§ Work required
Without the images, write out the whole listing exactly.
-- begin --
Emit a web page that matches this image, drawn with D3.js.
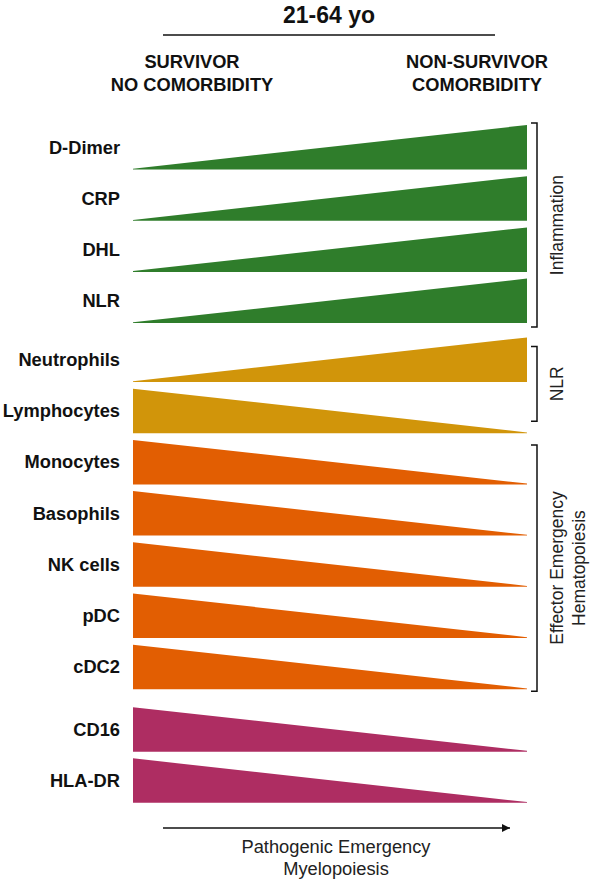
<!DOCTYPE html>
<html>
<head>
<meta charset="utf-8">
<script src="https://cdn.jsdelivr.net/npm/d3@7"></script>
<style>
  html, body { margin: 0; padding: 0; background: #fff; }
  svg { display: block; font-family: "Liberation Sans", Arial, sans-serif; }
</style>
</head>
<body>
<svg id="chart" width="597" height="886"></svg>
<script>
// ---------- data ----------
const title = "21-64 yo";
const leftHeader = ["SURVIVOR", "NO COMORBIDITY"];
const rightHeader = ["NON-SURVIVOR", "COMORBIDITY"];
const markers = ["D-Dimer", "CRP", "DHL", "NLR", "Neutrophils", "Lymphocytes",
  "Monocytes", "Basophils", "NK cells", "pDC", "cDC2", "CD16", "HLA-DR"];
// relative level at survivor side (left) and non-survivor side (right)
const startLevel = [0, 0, 0, 0, 0, 1, 1, 1, 1, 1, 1, 1, 1];
const endLevel   = [1, 1, 1, 1, 1, 0, 0, 0, 0, 0, 0, 0, 0];
const markerGroup = ["Inflammation", "Inflammation", "Inflammation", "Inflammation",
  "NLR", "NLR", "Effector", "Effector", "Effector", "Effector", "Effector",
  "Myeloid", "Myeloid"];
const groups = ["Inflammation", "NLR", "Effector", "Myeloid"];
const bracketGroups = ["Inflammation", "NLR", "Effector"];
const bracketLabels = [["Inflammation"], ["NLR"], ["Effector Emergency", "Hematopoiesis"]];
const axisLabel = ["Pathogenic Emergency", "Myelopoiesis"];

// ---------- layout ----------
const svg = d3.select("#chart");
const colors = d3.scaleOrdinal().domain(groups)
  .range(["#2f7d2b", "#d1950a", "#e25e02", "#ae2d62"]);
const groupGap = { Inflammation: 0, NLR: 0.15, Effector: 0.15, Myeloid: 0.37 };

// slot index per row, with extra gap before some groups
const slots = markers.map((m, i) => i + groupGap[markerGroup[i]]);
const pitch = 51.2, rowH = 44.5, firstTop = 125;
const yTop = d3.scaleLinear().domain([0, 1]).range([firstTop, firstTop + pitch]);
const x = d3.scaleLinear().domain([0, 1]).range([133, 527]);
const h = d3.scaleLinear().domain([0, 1]).range([0.8, rowH]);

const rows = markers.map((m, i) => ({
  name: m, s: startLevel[i], e: endLevel[i], g: markerGroup[i],
  top: yTop(slots[i]), bottom: yTop(slots[i]) + rowH
}));

// triangles
svg.append("g").selectAll("path").data(rows).join("path")
  .attr("d", d => {
    const p = d3.path();
    p.moveTo(x(0), d.bottom);
    p.lineTo(x(0), d.bottom - h(d.s));
    p.lineTo(x(1), d.bottom - h(d.e));
    p.lineTo(x(1), d.bottom);
    p.closePath();
    return p.toString();
  })
  .attr("fill", d => colors(d.g));

// row labels
svg.append("g").selectAll("text").data(rows).join("text")
  .attr("x", 120)
  .attr("y", d => d.bottom - 16)
  .attr("text-anchor", "end")
  .attr("font-size", 18.3)
  .attr("font-weight", "bold")
  .attr("fill", "#111")
  .text(d => d.name);

// header
svg.append("text").attr("x", 329).attr("y", 23).attr("text-anchor", "middle")
  .attr("font-size", 23).attr("font-weight", "bold").attr("fill", "#111").text(title);
svg.append("line").attr("x1", 163).attr("x2", 495).attr("y1", 35).attr("y2", 35)
  .attr("stroke", "#111").attr("stroke-width", 1.6);
leftHeader.forEach((t, i) => svg.append("text").attr("x", 192).attr("y", 68 + i * 23)
  .attr("text-anchor", "middle").attr("font-size", 18.3).attr("font-weight", "bold")
  .attr("fill", "#111").text(t));
rightHeader.forEach((t, i) => svg.append("text").attr("x", 477).attr("y", 68 + i * 23)
  .attr("text-anchor", "middle").attr("font-size", 18.3).attr("font-weight", "bold")
  .attr("fill", "#111").text(t));

// brackets
const bracketInset = [[-2, 4], [9, -12], [5, 2]];
const bx = 537, tick = 6;
bracketGroups.forEach((g, k) => {
  const rs = rows.filter(r => r.g === g);
  const y0 = rs[0].top + bracketInset[k][0];
  const y1 = rs[rs.length - 1].bottom + bracketInset[k][1];
  svg.append("path")
    .attr("d", `M${bx - tick},${y0}H${bx}V${y1}H${bx - tick}`)
    .attr("fill", "none").attr("stroke", "#111").attr("stroke-width", 1.5);
  const cy = (y0 + y1) / 2;
  const lines = bracketLabels[k];
  lines.forEach((t, j) => {
    const cx = 557 + j * 22;
    svg.append("text")
      .attr("transform", `translate(${cx},${cy}) rotate(-90)`)
      .attr("text-anchor", "middle").attr("dominant-baseline", "central")
      .attr("font-size", 17.5).attr("fill", "#222").text(t);
  });
});

// bottom arrow
svg.append("defs").append("marker").attr("id", "arr")
  .attr("viewBox", "0 0 10 10").attr("refX", 10).attr("refY", 5)
  .attr("markerWidth", 8).attr("markerHeight", 8).attr("markerUnits", "userSpaceOnUse")
  .attr("orient", "auto")
  .append("path").attr("d", "M0,0L10,5L0,10Z").attr("fill", "#111");
svg.append("line").attr("x1", x(0) + 30).attr("x2", 510).attr("y1", 828).attr("y2", 828)
  .attr("stroke", "#111").attr("stroke-width", 1.6).attr("marker-end", "url(#arr)");
axisLabel.forEach((t, i) => svg.append("text").attr("x", 336).attr("y", 853 + i * 22)
  .attr("text-anchor", "middle").attr("font-size", 18.3).attr("fill", "#222").text(t));
</script>
</body>
</html>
-- end --
§ Reply
Emit a web page that matches this image, drawn with D3.js.
<!DOCTYPE html>
<html>
<head>
<meta charset="utf-8">
<script src="https://cdn.jsdelivr.net/npm/d3@7"></script>
<style>
  html, body { margin: 0; padding: 0; background: #fff; }
  svg { display: block; font-family: "Liberation Sans", Arial, sans-serif; }
</style>
</head>
<body>
<svg id="chart" width="597" height="886"></svg>
<script>
// ---------- data ----------
const title = "21-64 yo";
const leftHeader = ["SURVIVOR", "NO COMORBIDITY"];
const rightHeader = ["NON-SURVIVOR", "COMORBIDITY"];
const markers = ["D-Dimer", "CRP", "DHL", "NLR", "Neutrophils", "Lymphocytes",
  "Monocytes", "Basophils", "NK cells", "pDC", "cDC2", "CD16", "HLA-DR"];
// relative level at survivor side (left) and non-survivor side (right)
const startLevel = [0, 0, 0, 0, 0, 1, 1, 1, 1, 1, 1, 1, 1];
const endLevel   = [1, 1, 1, 1, 1, 0, 0, 0, 0, 0, 0, 0, 0];
const markerGroup = ["Inflammation", "Inflammation", "Inflammation", "Inflammation",
  "NLR", "NLR", "Effector", "Effector", "Effector", "Effector", "Effector",
  "Myeloid", "Myeloid"];
const groups = ["Inflammation", "NLR", "Effector", "Myeloid"];
const bracketGroups = ["Inflammation", "NLR", "Effector"];
const bracketLabels = [["Inflammation"], ["NLR"], ["Effector Emergency", "Hematopoiesis"]];
const axisLabel = ["Pathogenic Emergency", "Myelopoiesis"];

// ---------- layout ----------
const svg = d3.select("#chart");
const colors = d3.scaleOrdinal().domain(groups)
  .range(["#2f7d2b", "#d1950a", "#e25e02", "#ae2d62"]);
const groupGap = { Inflammation: 0, NLR: 0.15, Effector: 0.15, Myeloid: 0.37 };

// slot index per row, with extra gap before some groups
const slots = markers.map((m, i) => i + groupGap[markerGroup[i]]);
const pitch = 51.2, rowH = 44.5, firstTop = 125;
const yTop = d3.scaleLinear().domain([0, 1]).range([firstTop, firstTop + pitch]);
const x = d3.scaleLinear().domain([0, 1]).range([133, 527]);
const h = d3.scaleLinear().domain([0, 1]).range([0.8, rowH]);

const rows = markers.map((m, i) => ({
  name: m, s: startLevel[i], e: endLevel[i], g: markerGroup[i],
  top: yTop(slots[i]), bottom: yTop(slots[i]) + rowH
}));

// triangles
svg.append("g").selectAll("path").data(rows).join("path")
  .attr("d", d => {
    const p = d3.path();
    p.moveTo(x(0), d.bottom);
    p.lineTo(x(0), d.bottom - h(d.s));
    p.lineTo(x(1), d.bottom - h(d.e));
    p.lineTo(x(1), d.bottom);
    p.closePath();
    return p.toString();
  })
  .attr("fill", d => colors(d.g));

// row labels
svg.append("g").selectAll("text").data(rows).join("text")
  .attr("x", 120)
  .attr("y", d => d.bottom - 16)
  .attr("text-anchor", "end")
  .attr("font-size", 18.3)
  .attr("font-weight", "bold")
  .attr("fill", "#111")
  .text(d => d.name);

// header
svg.append("text").attr("x", 329).attr("y", 23).attr("text-anchor", "middle")
  .attr("font-size", 23).attr("font-weight", "bold").attr("fill", "#111").text(title);
svg.append("line").attr("x1", 163).attr("x2", 495).attr("y1", 35).attr("y2", 35)
  .attr("stroke", "#111").attr("stroke-width", 1.6);
leftHeader.forEach((t, i) => svg.append("text").attr("x", 192).attr("y", 68 + i * 23)
  .attr("text-anchor", "middle").attr("font-size", 18.3).attr("font-weight", "bold")
  .attr("fill", "#111").text(t));
rightHeader.forEach((t, i) => svg.append("text").attr("x", 477).attr("y", 68 + i * 23)
  .attr("text-anchor", "middle").attr("font-size", 18.3).attr("font-weight", "bold")
  .attr("fill", "#111").text(t));

// brackets
const bracketInset = [[-2, 4], [9, -12], [5, 2]];
const bx = 537, tick = 6;
bracketGroups.forEach((g, k) => {
  const rs = rows.filter(r => r.g === g);
  const y0 = rs[0].top + bracketInset[k][0];
  const y1 = rs[rs.length - 1].bottom + bracketInset[k][1];
  svg.append("path")
    .attr("d", `M${bx - tick},${y0}H${bx}V${y1}H${bx - tick}`)
    .attr("fill", "none").attr("stroke", "#111").attr("stroke-width", 1.5);
  const cy = (y0 + y1) / 2;
  const lines = bracketLabels[k];
  lines.forEach((t, j) => {
    const cx = 557 + j * 22;
    svg.append("text")
      .attr("transform", `translate(${cx},${cy}) rotate(-90)`)
      .attr("text-anchor", "middle").attr("dominant-baseline", "central")
      .attr("font-size", 17.5).attr("fill", "#222").text(t);
  });
});

// bottom arrow
svg.append("defs").append("marker").attr("id", "arr")
  .attr("viewBox", "0 0 10 10").attr("refX", 10).attr("refY", 5)
  .attr("markerWidth", 8).attr("markerHeight", 8).attr("markerUnits", "userSpaceOnUse")
  .attr("orient", "auto")
  .append("path").attr("d", "M0,0L10,5L0,10Z").attr("fill", "#111");
svg.append("line").attr("x1", x(0) + 30).attr("x2", 510).attr("y1", 828).attr("y2", 828)
  .attr("stroke", "#111").attr("stroke-width", 1.6).attr("marker-end", "url(#arr)");
axisLabel.forEach((t, i) => svg.append("text").attr("x", 336).attr("y", 853 + i * 22)
  .attr("text-anchor", "middle").attr("font-size", 18.3).attr("fill", "#222").text(t));
</script>
</body>
</html>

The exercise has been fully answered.